In 1939 he was still a shopkeeper and living at 67 Stourbridge Road, next to the Prince of Wales public house, but his shop was always next but one to the Spencer’s Arms Inn on Birmingham Road. This location was next to the cattle market which was good for the trade in his shop. It has been said that, along with other goods e.g. cheese and potatoes, he sold fresh rabbits which he had caught.
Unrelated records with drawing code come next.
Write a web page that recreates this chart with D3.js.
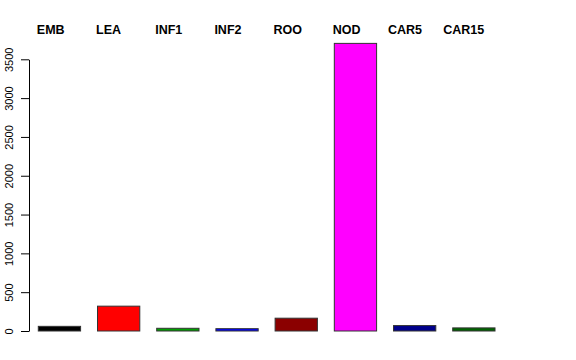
<!DOCTYPE html>
<html>
<head>
<meta charset="utf-8">
<script src="https://cdn.jsdelivr.net/npm/d3@7"></script>
<style>
body{margin:0;background:#fff}
svg{display:block}
text{font-family:"Liberation Sans",Arial,Helvetica,sans-serif}
</style>
</head>
<body>
<svg id="chart" width="576" height="360"></svg>
<script>
// tissues, counts and fill colours
var tissues = ["EMB","LEA","INF1","INF2","ROO","NOD","CAR5","CAR15"]
var counts = [60,320,35,30,165,3705,70,40]
var fills = ["#000000","#ff0000","#00a000","#0000ff","#8b0000","#ff00ff","#00008b","#006400"]
var yticks = [0,500,1000,1500,2000,2500,3000,3500]

var svg = d3.select("#chart")

var x = d3.scaleBand().domain(tissues).range([38.3,495]).paddingInner(0.4/1.4).paddingOuter(0)
var y = d3.scaleLinear().domain([0,3500]).range([331,59.3])

// bars
svg.append("g").selectAll("rect")
	.data(tissues)
	.enter().append("rect")
	.attr("x",function(d){return x(d)})
	.attr("width",x.bandwidth())
	.attr("y",function(d,i){return y(counts[i])})
	.attr("height",function(d,i){return y(0)-y(counts[i])})
	.attr("fill",function(d,i){return fills[i]})
	.attr("stroke","#333")
	.attr("stroke-width",1)

// left axis, R style: rotated labels
var ax = svg.append("g").attr("transform","translate(29,0)")
	.call(d3.axisLeft(y).tickValues(yticks).tickSize(8).tickSizeOuter(0).tickFormat(d3.format("d")))
ax.select(".domain").attr("stroke","#000")
ax.selectAll(".tick line").attr("stroke","#000")
ax.selectAll(".tick text")
	.attr("font-size",11)
	.attr("fill","#000")
	.attr("x",null).attr("dy",null)
	.attr("text-anchor","middle")
	.attr("transform","translate(-16.5,0) rotate(-90)")

// tissue names on top
svg.append("g").selectAll("text")
	.data(tissues)
	.enter().append("text")
	.attr("x",function(d,i){return x(d)-1.5-(i>5 ? (i-5)*4:0)})
	.attr("y",34)
	.attr("font-size",12.5)
	.attr("font-weight","bold")
	.attr("fill","#000")
	.text(function(d){return d})
</script>
</body>
</html>
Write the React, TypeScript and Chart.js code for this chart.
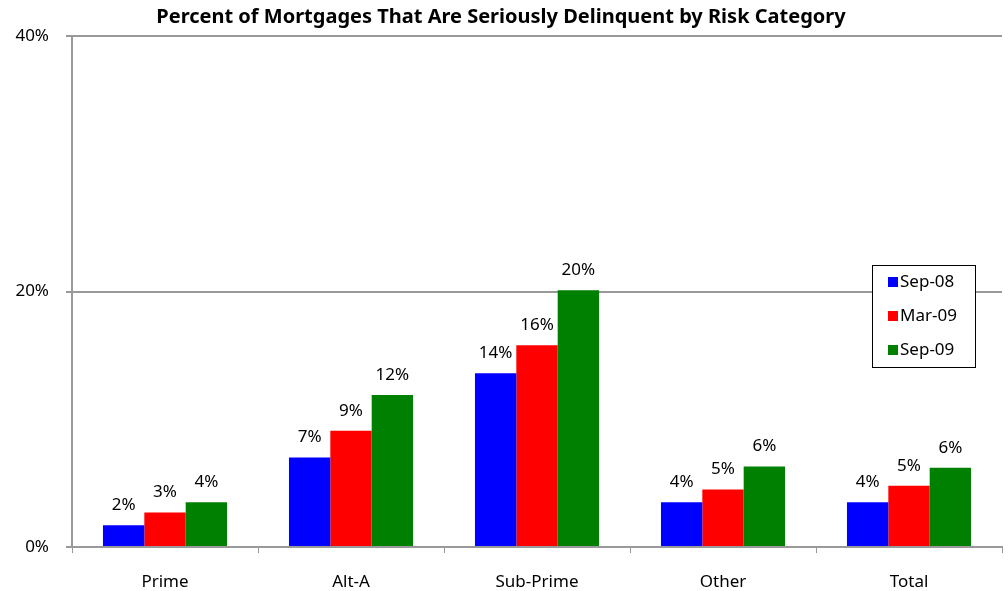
import React, { useEffect, useRef } from "react";
import { Chart, registerables } from "chart.js";

Chart.register(...registerables);

const categories = ["Prime", "Alt-A", "Sub-Prime", "Other", "Total"];
const seriesNames = ["Sep-08", "Mar-09", "Sep-09"];
const sep08 = [1.7, 7.0, 13.6, 3.5, 3.5];
const mar09 = [2.7, 9.1, 15.8, 4.5, 4.8];
const sep09 = [3.5, 11.9, 20.1, 6.3, 6.2];
const colors = ["#0000FF", "#FF0000", "#008000"];
const yTicks = [0, 20, 40];

const FONT = "'Noto Sans', 'DejaVu Sans', sans-serif";

const valueLabels = {
  id: "valueLabels",
  afterDatasetsDraw(chart: any) {
    const ctx = chart.ctx;
    ctx.save();
    ctx.font = `17px ${FONT}`;
    ctx.fillStyle = "#000";
    ctx.textAlign = "center";
    ctx.textBaseline = "middle";
    chart.data.datasets.forEach((ds: any, i: number) => {
      const meta = chart.getDatasetMeta(i);
      meta.data.forEach((el: any, j: number) => {
        ctx.fillText(Math.round(ds.data[j]) + "%", el.x, el.y - 20);
      });
    });
    ctx.restore();
  },
};

const boxLegend = {
  id: "boxLegend",
  afterDraw(chart: any) {
    const ctx = chart.ctx;
    const x = 872, y = 265, w = 103, h = 102;
    ctx.save();
    ctx.fillStyle = "#fff";
    ctx.fillRect(x, y, w, h);
    ctx.strokeStyle = "#000";
    ctx.lineWidth = 1;
    ctx.strokeRect(x + 0.5, y + 0.5, w, h);
    ctx.font = `17px ${FONT}`;
    ctx.textBaseline = "middle";
    ctx.textAlign = "left";
    chart.data.datasets.forEach((ds: any, i: number) => {
      const cy = y + 17 + i * 34;
      ctx.fillStyle = ds.backgroundColor;
      ctx.fillRect(x + 16, cy - 5, 10, 10);
      ctx.fillStyle = "#000";
      ctx.fillText(ds.label, x + 28, cy);
    });
    ctx.restore();
  },
};

export default function App() {
  const ref = useRef<HTMLCanvasElement>(null);
  useEffect(() => {
    document.body.style.margin = "0";
    const chart = new Chart(ref.current!, {
      type: "bar",
      data: {
        labels: categories,
        datasets: [sep08, mar09, sep09].map((d, i) => ({
          label: seriesNames[i],
          data: d,
          backgroundColor: colors[i],
          borderWidth: 0,
          barPercentage: 1,
          categoryPercentage: 0.667,
        })),
      },
      options: {
        animation: false,
        responsive: false,
        layout: { padding: { left: 0, right: 6, top: 0, bottom: 0 } },
        plugins: {
          legend: { display: false },
          tooltip: { enabled: false },
          title: {
            display: true,
            text: "Percent of Mortgages That Are Seriously Delinquent by Risk Category",
            color: "#000",
            font: { family: FONT, size: 20, weight: "bold", lineHeight: 1.2 },
            padding: { top: 5, bottom: 7 },
          },
        },
        scales: {
          x: {
            grid: {
              offset: true,
              drawOnChartArea: false,
              drawTicks: true,
              tickLength: 6,
              color: "#999",
            },
            border: { color: "#999", width: 2 },
            ticks: {
              color: "#000",
              font: { family: FONT, size: 17 },
              padding: 19,
            },
            afterFit: (s: any) => { s.height = 44; },
          },
          y: {
            min: 0,
            max: 40,
            afterBuildTicks: (s: any) => { s.ticks = yTicks.map((v) => ({ value: v })); },
            grid: { color: "#999", lineWidth: 2, tickLength: 6 },
            border: { color: "#999", width: 2 },
            ticks: {
              color: "#000",
              font: { family: FONT, size: 17 },
              padding: 17,
              callback: (v: any) => v + "%",
            },
            afterFit: (s: any) => { s.width = 72; },
          },
        },
      },
      plugins: [valueLabels, boxLegend],
    });
    return () => chart.destroy();
  }, []);
  return (
    <div style={{ width: 1008, height: 591 }}>
      <canvas ref={ref} width={1008} height={591} />
    </div>
  );
}
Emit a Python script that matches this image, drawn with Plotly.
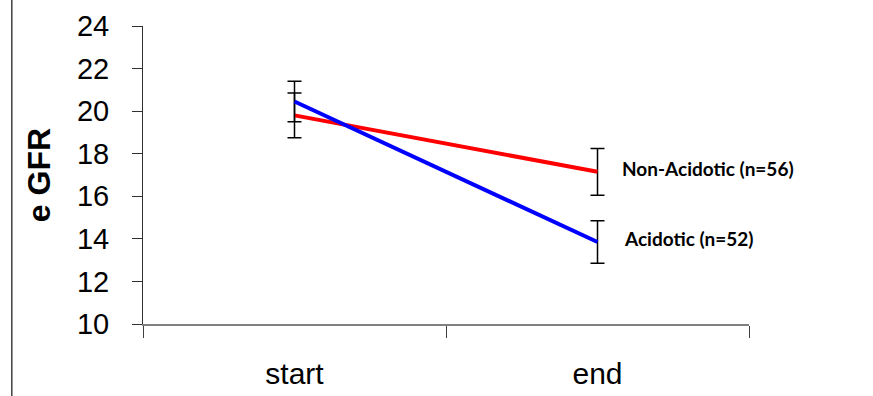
import plotly.graph_objects as go

categories = ["start", "end"]
acidotic = [20.45, 13.85]
acidotic_err = [0.95, 1.0]
non_acidotic = [19.8, 17.15]
non_acidotic_err = [1.05, 1.1]
labels = ["Acidotic (n=52)", "Non-Acidotic (n=56)"]
y_ticks = [10, 12, 14, 16, 18, 20, 22, 24]

fig = go.Figure()
fig.add_trace(go.Scatter(
    x=categories, y=non_acidotic, mode="lines",
    line=dict(color="#ff0000", width=4),
    error_y=dict(type="data", array=non_acidotic_err, color="black", thickness=1.5, width=7),
    name=labels[1], showlegend=False))
fig.add_trace(go.Scatter(
    x=categories, y=acidotic, mode="lines",
    line=dict(color="#0000ff", width=4),
    error_y=dict(type="data", array=acidotic_err, color="black", thickness=1.5, width=7),
    name=labels[0], showlegend=False))

fig.add_annotation(x=categories[1], y=non_acidotic[1] + 0.15, text=labels[1],
                   showarrow=False, xanchor="left", xshift=22,
                   font=dict(family="Lato", size=19, color="black", weight="bold"))
fig.add_annotation(x=categories[1], y=acidotic[1] + 0.15, text=labels[0],
                   showarrow=False, xanchor="left", xshift=24,
                   font=dict(family="Lato", size=19, color="black", weight="bold"))

# left border line
fig.add_shape(type="line", xref="paper", yref="paper",
              x0=-0.2165, x1=-0.2165, y0=-0.25, y1=1.1,
              line=dict(color="#404040", width=1.5))

fig.update_layout(
    width=873, height=396,
    margin=dict(l=143, r=124, t=26, b=72),
    plot_bgcolor="white", paper_bgcolor="white",
    font=dict(family="Liberation Sans, Arial", color="black"),
)
fig.update_xaxes(
    type="category", range=[-0.5, 1.5], automargin=False,
    showline=True, linecolor="#808080", linewidth=2,
    ticks="outside", ticklen=12, tickcolor="#404040", tickwidth=1,
    tickson="boundaries", showgrid=False, zeroline=False,
    ticklabelstandoff=22,
    tickfont=dict(size=30, family="Liberation Sans"),
)
fig.update_yaxes(
    range=[10, 24], tickvals=y_ticks, automargin=False,
    showline=True, linecolor="#303030", linewidth=1,
    ticks="outside", ticklen=10, tickcolor="#303030", tickwidth=1,
    showgrid=False, zeroline=False,
    ticklabelstandoff=17,
    tickfont=dict(size=29, family="Liberation Sans"),
    title=dict(text="<b>e GFR</b>", font=dict(size=32, family="Liberation Sans"), standoff=16),
)

fig.write_html("out.html")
Rosemary Miller, in 1999, described her memory of Dick’s shop as follows:
“All the old farmers would go here to smoke their pipes. He was stone deaf. Used to sell lamp oil and sweets. I was supposed to always buy wrapped sweets because his hands were so dirty. He was there when a lorry lost control going down Birmingham Road and demolished the shop.”

 

The shop was demolished in 1946 by a lorry that had brake failure when descending Hagley Hill. The cab of the lorry went right into the shop; its flatbed platform and rear wheels can be seen under the tarpaulin. Two vehicles parked outside the shop were also extensively damaged. Dick was 65 at this time and the shop was never rebuilt; thus, his shopkeeping days had finished. He died in 1957, aged 76.